The Post called the disease an “affliction that distorts the values and saps the initiative of privileged kids,” the London Evening Standard spoke of “the risks faced by the children of the superrich,” the Financial Times denounced affluenza as “a malady that turns rich kids into spoiled brats,” and last week the Wall Street Journal ran a cover feature on the plague, headlined bratlash! and asking how the “ruin of the next generation” could be prevented at a time when the country is “floating on the froth of la dolce vita.”

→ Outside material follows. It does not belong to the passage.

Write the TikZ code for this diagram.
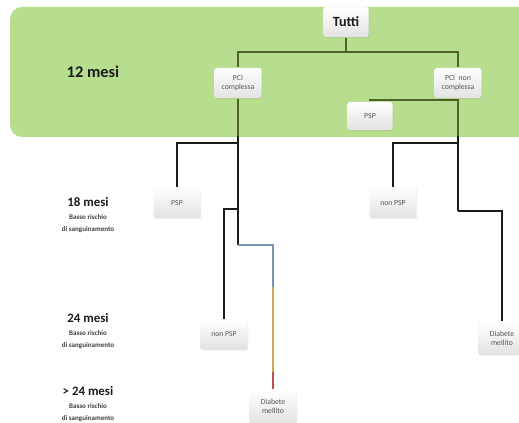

Luckily, O’Neill knows the answer, because she is not only an affluenza expert – she is a survivor. As the granddaughter of Charles Erwin Wilson, past president of General Motors and Eisenhower’s secretary of Defense, she grew up in the affluenza hot zone. “My grandfather was quite a wealthy man,” she recalls. “My mother was one of his six children. When my mother died, I was 28, and I inherited about $3 million. The first thing I did was go out and buy an ounce of cocaine.” Twenty years later, she has overcome her affluenza so successfully that today, her daughters’ idea of treating themselves is to “adopt” a number of poor families at Christmas and lavish generous gifts on them. O’Neill calls it the “joy response” and says it can heal what she calls “money wounds.”

Other preventive campaigns are under way. Merrill Lynch has implemented a “Financial Parenting” program for all its clients, with special advisers working to inoculate the children of its Private Client Group – families that have a net worth of $100 million or more and are therefore highly at risk. “We try to help educate kids about how wealth can be beneficial,” a spokesman explains, adding that the idea is for newly minted enfants de privilege to seek gratification through philanthropy instead of wallowing in wealth like a “trust slug.” Good Morning America called in Ivana Trump, who reassured the public that she had already taken steps to protect her children by prescribing summer construction work for Donald Jr. and modeling for Ivanka.

But O’Neill says that more must still be done to keep the virus from spreading, and that even the common man is not immune. “The wealthy are like a petri dish; because we focus on them in the media, it’s much easier for the common man to see how money affects the wealthy,” she explains. “But affluenza is as much about the factory worker who spends his whole life fantasizing that he has to win the lottery. It’s a very American disease.”